What is needed
Return the data exactly, with all pictures removed.

Provided material
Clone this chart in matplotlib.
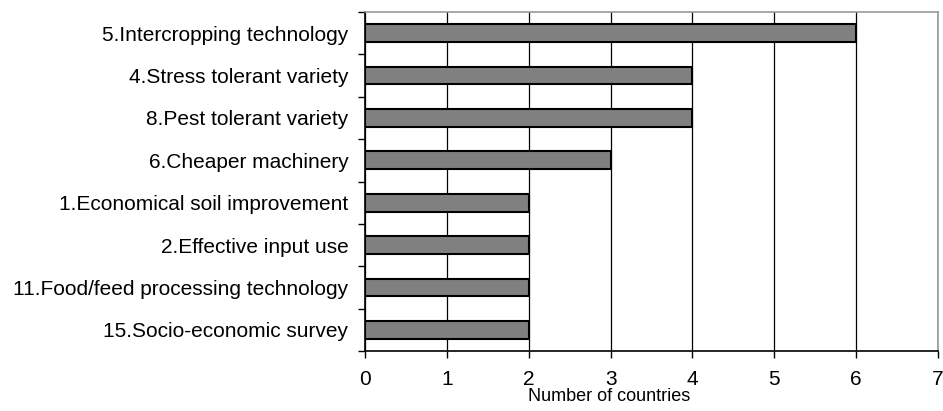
import matplotlib.pyplot as plt
import numpy as np

plt.rcParams['font.family'] = ['Liberation Sans', 'DejaVu Sans']

categories = [
    "5.Intercropping technology",
    "4.Stress tolerant variety",
    "8.Pest tolerant variety",
    "6.Cheaper machinery",
    "1.Economical soil improvement",
    "2.Effective input use",
    "11.Food/feed processing technology",
    "15.Socio-economic survey",
]
counts = [6, 4, 4, 3, 2, 2, 2, 2]
x_ticks = [0, 1, 2, 3, 4, 5, 6, 7]

fig = plt.figure(figsize=(9.43, 4.11), dpi=100)
ax = fig.add_axes([365 / 943, 1 - 351 / 411, (938 - 365) / 943, (351 - 12) / 411])

y = np.arange(len(categories))
ax.barh(y, counts, height=0.42, color="#808080", edgecolor="black", linewidth=1.5, zorder=3)

ax.set_xlim(0, 7)
ax.set_ylim(len(categories) - 0.5, -0.5)
ax.set_xticks(x_ticks)
ax.set_yticks(y)
ax.set_yticklabels(categories)
ax.set_yticks(np.arange(-0.5, len(categories)), minor=True)
ax.tick_params(axis="y", which="major", length=0, pad=12, labelsize=15)
ax.tick_params(axis="y", which="minor", length=5, width=1, direction="out")
ax.tick_params(axis="x", length=5, width=1, direction="out", labelsize=15, pad=9)

ax.grid(axis="x", color="black", linewidth=0.9, zorder=0)
for side in ("top", "right"):
    ax.spines[side].set_color("#999999")
    ax.spines[side].set_linewidth(1.2)
for side in ("left", "bottom"):
    ax.spines[side].set_color("black")
    ax.spines[side].set_linewidth(1.2)

ax.set_xlabel("Number of countries", fontsize=13)
ax.xaxis.set_label_coords((609 - 365) / (938 - 365), -0.11)
ax.xaxis.label.set_verticalalignment("top")

fig.savefig("out.png", dpi=100)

Solution to this problem
Clone this chart in matplotlib.
import matplotlib.pyplot as plt
import numpy as np

plt.rcParams['font.family'] = ['Liberation Sans', 'DejaVu Sans']

categories = [
    "5.Intercropping technology",
    "4.Stress tolerant variety",
    "8.Pest tolerant variety",
    "6.Cheaper machinery",
    "1.Economical soil improvement",
    "2.Effective input use",
    "11.Food/feed processing technology",
    "15.Socio-economic survey",
]
counts = [6, 4, 4, 3, 2, 2, 2, 2]
x_ticks = [0, 1, 2, 3, 4, 5, 6, 7]

fig = plt.figure(figsize=(9.43, 4.11), dpi=100)
ax = fig.add_axes([365 / 943, 1 - 351 / 411, (938 - 365) / 943, (351 - 12) / 411])

y = np.arange(len(categories))
ax.barh(y, counts, height=0.42, color="#808080", edgecolor="black", linewidth=1.5, zorder=3)

ax.set_xlim(0, 7)
ax.set_ylim(len(categories) - 0.5, -0.5)
ax.set_xticks(x_ticks)
ax.set_yticks(y)
ax.set_yticklabels(categories)
ax.set_yticks(np.arange(-0.5, len(categories)), minor=True)
ax.tick_params(axis="y", which="major", length=0, pad=12, labelsize=15)
ax.tick_params(axis="y", which="minor", length=5, width=1, direction="out")
ax.tick_params(axis="x", length=5, width=1, direction="out", labelsize=15, pad=9)

ax.grid(axis="x", color="black", linewidth=0.9, zorder=0)
for side in ("top", "right"):
    ax.spines[side].set_color("#999999")
    ax.spines[side].set_linewidth(1.2)
for side in ("left", "bottom"):
    ax.spines[side].set_color("black")
    ax.spines[side].set_linewidth(1.2)

ax.set_xlabel("Number of countries", fontsize=13)
ax.xaxis.set_label_coords((609 - 365) / (938 - 365), -0.11)
ax.xaxis.label.set_verticalalignment("top")

fig.savefig("out.png", dpi=100)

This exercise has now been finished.